The Church of England has severed its ties with payday lender Wonga, it has been announced.
The Church Commissioners for England, which produces money to support the Church of England, said it was "pleased to announce" the indirect investment exposure to Wonga in its venture capital portfolio has been removed.
It comes a year after it emerged that the Church of England helped to fund the payday lender, prompting the Archbishop of Canterbury to state he wanted to "compete" the firm out of business.
A commissioners spokesman said: "[We] no longer have any financial or any other interest in Wonga."
In a statement last night, the Church Commissioners said they had not made any profit from their connections to Wonga.
The statement said: "At no time have the Commissioners invested directly in Wonga or in other pay day lenders. The indirect exposure of the Commissioners through pooled funds represented considerably less than 0.01% of the value of Wonga. The Commissioners are pleased that another way forward has been agreed given their fiduciary duties to clergy pensioners and to all the parts of the Church they support financially."

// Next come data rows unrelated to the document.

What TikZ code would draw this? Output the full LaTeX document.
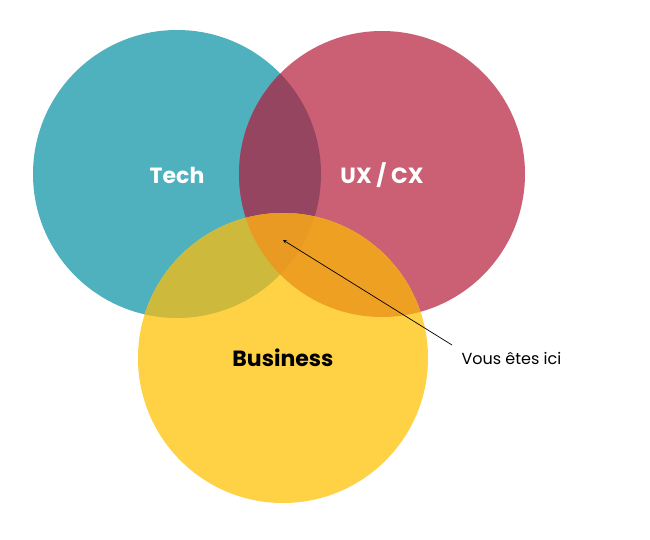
\documentclass[tikz,border=0pt]{standalone}
\usepackage{fontspec}
\setmainfont{Poppins}
\begin{document}
\begin{tikzpicture}[x=1pt,y=-1pt,
  lbl/.style={font=\fontsize{22}{26}\selectfont\bfseries},
  note/.style={font=\fontsize{16}{20}\selectfont, anchor=west}]
\definecolor{cT}{HTML}{4FB0BE}
\definecolor{cU}{HTML}{CB5F74}
\definecolor{cB}{HTML}{FFD145}
\definecolor{cTU}{HTML}{964560}
\definecolor{cTB}{HTML}{CDBA3C}
\definecolor{cUB}{HTML}{EEA022}
\definecolor{cTUB}{HTML}{E99A22}
\useasboundingbox[fill=white] (0,0) rectangle (650,540);
\def\T{(177,174) circle (144)}
\def\U{(382,174) circle (143)}
\def\B{(283,358) circle (145)}
\fill[cT] \T; \fill[cU] \U; \fill[cB] \B;
\begin{scope}\clip \T; \fill[cTU] \U; \fill[cTB] \B; \end{scope}
\begin{scope}\clip \U; \fill[cUB] \B; \end{scope}
\begin{scope}\clip \T; \clip \U; \fill[cTUB] \B; \end{scope}
\node[lbl,text=white] (tech) at (177,175) {Tech};
\node[lbl,text=white] (ux) at (382,175) {UX / CX};
\node[lbl,text=black] (bus) at (283,358) {Business};
\node[note] (here) at (458,358) {Vous êtes ici};
\coordinate (tip) at (283,240);
\coordinate (elbow) at (452,345);
\draw[-stealth, line width=0.7] (elbow) -- (tip);
\end{tikzpicture}
\end{document}
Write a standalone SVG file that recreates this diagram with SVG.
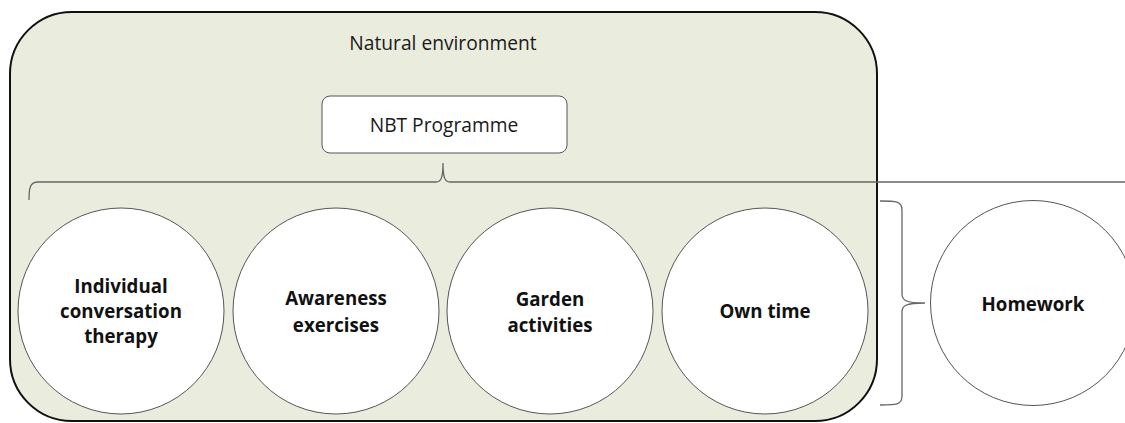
<svg xmlns="http://www.w3.org/2000/svg" width="1125" height="423" viewBox="0 0 1125 423">
<style>
.reg{font-family:"Open Sans","Liberation Sans",sans-serif;font-size:19.2px;fill:#1a1a1a;text-anchor:middle}
.bold{font-family:"Open Sans","Liberation Sans",sans-serif;font-size:18.7px;font-weight:bold;fill:#111;text-anchor:middle}
.circ{fill:#fff;stroke:#555;stroke-width:1}
.brace{fill:none;stroke:#666;stroke-width:1.3}
</style>
<rect width="1125" height="423" fill="#fff"/>
<g id="natural-environment">
<rect x="10" y="12" width="867" height="409" rx="62" ry="62" fill="#EAEDDE" stroke="#111" stroke-width="2"/>
<text class="reg" x="443" y="50">Natural environment</text>
</g>
<g id="nbt-programme">
<rect x="322" y="96" width="245" height="57" rx="8" ry="8" fill="#fff" stroke="#555" stroke-width="1"/>
<text class="reg" x="444" y="132">NBT Programme</text>
</g>
<g id="connectors">
<path class="brace" d="M29,200 C29,188 30,182 38,182 L436,182 C441,182 443,178 443,163 C443,178 445,182 450,182 L1125,182"/>
<path class="brace" d="M880,201 C896,201 902,201 902,210 L902,294 C902,300 905,303 925,303 C905,303 902,306 902,312 L902,396 C902,405 896,405 880,405"/>
</g>
<g id="individual-conversation-therapy">
<circle class="circ" cx="121" cy="311" r="103"/>
<text class="bold" x="121" y="293">Individual</text>
<text class="bold" x="121" y="318">conversation</text>
<text class="bold" x="121" y="343">therapy</text>
</g>
<g id="awareness-exercises">
<circle class="circ" cx="336" cy="311" r="103"/>
<text class="bold" x="336" y="305">Awareness</text>
<text class="bold" x="336" y="332">exercises</text>
</g>
<g id="garden-activities">
<circle class="circ" cx="550" cy="311" r="103"/>
<text class="bold" x="550" y="306">Garden</text>
<text class="bold" x="550" y="332">activities</text>
</g>
<g id="own-time">
<circle class="circ" cx="765" cy="311" r="103"/>
<text class="bold" x="765" y="318">Own time</text>
</g>
<g id="homework">
<circle class="circ" cx="1033" cy="303" r="102.5"/>
<text class="bold" x="1033" y="311">Homework</text>
</g>
</svg>
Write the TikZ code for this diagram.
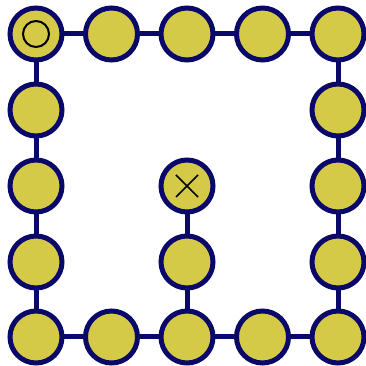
\documentclass[tikz,border=0pt]{standalone}
\usetikzlibrary{calc}
\definecolor{fillc}{RGB}{213,201,72}
\definecolor{edgec}{RGB}{10,8,105}
\begin{document}
\begin{tikzpicture}[x=1pt,y=1pt,
  cell/.style={circle,draw=edgec,fill=fillc,line width=5pt,minimum size=52pt,inner sep=0pt},
  link/.style={draw=edgec,line width=5pt}]
\useasboundingbox (0,0) rectangle (365,366);
\foreach \i/\x in {0/36,1/111.5,2/187,3/262.5,4/338}{
  \foreach \j/\y in {0/34,1/110,2/186,3/262,4/337}{
    \coordinate (p\i\j) at (\x,366-\y);
  }
}
% connectors
\draw[link] (p00) -- (p40) -- (p44) -- (p04) -- cycle;
\draw[link] (p24) -- (p22);
% nodes
\foreach \i/\j in {0/0,1/0,2/0,3/0,4/0,0/1,0/2,0/3,0/4,1/4,2/4,3/4,4/4,4/1,4/2,4/3,2/3,2/2}{
  \node[cell] (n\i\j) at (p\i\j) {};
}
\draw[black,line width=2pt] (n00.center) circle (13pt);
\draw[black,line width=1.6pt] ($(n22.center)+(-11,-11)$) -- ++(22,22);
\draw[black,line width=1.6pt] ($(n22.center)+(-11,11)$) -- ++(22,-22);
\end{tikzpicture}
\end{document}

It said the Commissioners believe venture capital to be "a good and useful instrument with significant potential to serve the common good", but that a number of "ethical investment changes" had been made.
The Archbishop of Canterbury said last July that he was irritated and embarrassed after it emerged that the Church of England helped to fund the short-term, high-cost credit firm he wanted to drive out of business. The Most Rev Justin Welby suggested a comprehensive review of the Church's investment portfolio could follow, after he expressed his unease over its ties to Wonga.
Although the amount of Church money indirectly invested in Wonga was less than £100,000 out of investments totalling £5.2 billion, it proved embarrassing for the Archbishop, who had spoken out against the payday lending industry.